Harry (Jeff Still), Paul (John Patrick Hayden),
and Billie (Alexis Bronkovic)
The rest of the cast (directed by John Miller-Stephany) does a wonderful job as well, each one as perfect for their role as Alexis is for Billie. Two more Guthrie newcomers fill the roles of Harry and Paul - Jeff Still is so good as the tough-talking and at times menacing Harry that I wanted to boo him at the curtain call (but since I'm a Minnesotan I didn't), and John Patrick Hayden is charming as Billie's teacher and friend who opens her world. Familiar faces fill out the rest of the cast - Mark Benninghofen shows us lawyer Ed's increasing disgust with himself and the things he does for Harry, and Zach Curtis hits the right note as Harry's man Eddie, who knows his place. I also like that they cast students in the U of M/Guthrie BFA program in non-speaking roles; the Guthrie has a great farm system and uses it well.

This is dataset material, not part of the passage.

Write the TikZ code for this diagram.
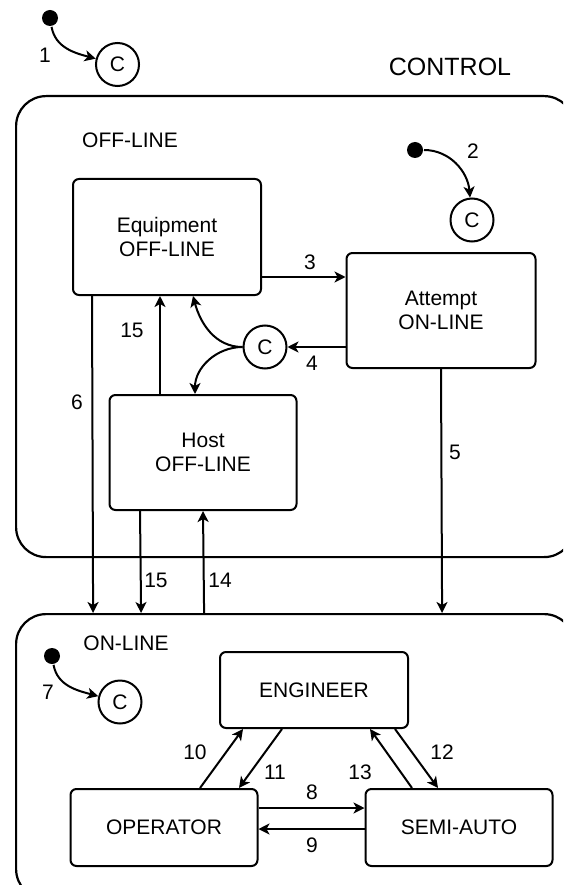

Walking into the Proscenium theater before the show, I had to pause several times on the stairs to take in the incredible set (designed by Todd Rosenthal). Looking every bit the opulent hotel suite (that costs $235 a night!), with a high ceiling and grand staircase leading to the bedrooms on the second floor, everything is round - the chandelier, the table, the stools, the centered doorknobs, the walls of the room, even the shape of the stage itself - mirroring the US Capitol seen through the windows.

As I've mentioned before, my season seat in the Guthie's Proscenium theater is in the front row (aka the cheap seats). I like to call it shoe level, because the stage is directly in front of my eyes. This is a great show to be sitting at shoe level. The period costumes (by Matthew J. LeFebvre) are stunning, especially Billie's wardrobe of about a half dozen outfits, each more gorgeous than the last. The men's clothes aren't too shabby either, from Harry's flashy and colorful suits to the more classic look of his lawyer.

Kanin was asked in the 80s why his play was so popular. He answered, "The reason was Watergate. When the play was written it was a fable, but after Watergate it became a documentary." It really is a brilliant play in a top-notch production by the Guthrie (playing now through January 5). I'll leave you with my favorite quote (of many):
To all the dumb chumps and all the crazy broads, past, present, and future, who thirst for knowledge and search for truth, who fight for justice and civilize each other, and make it so tough for sons of bitches like you.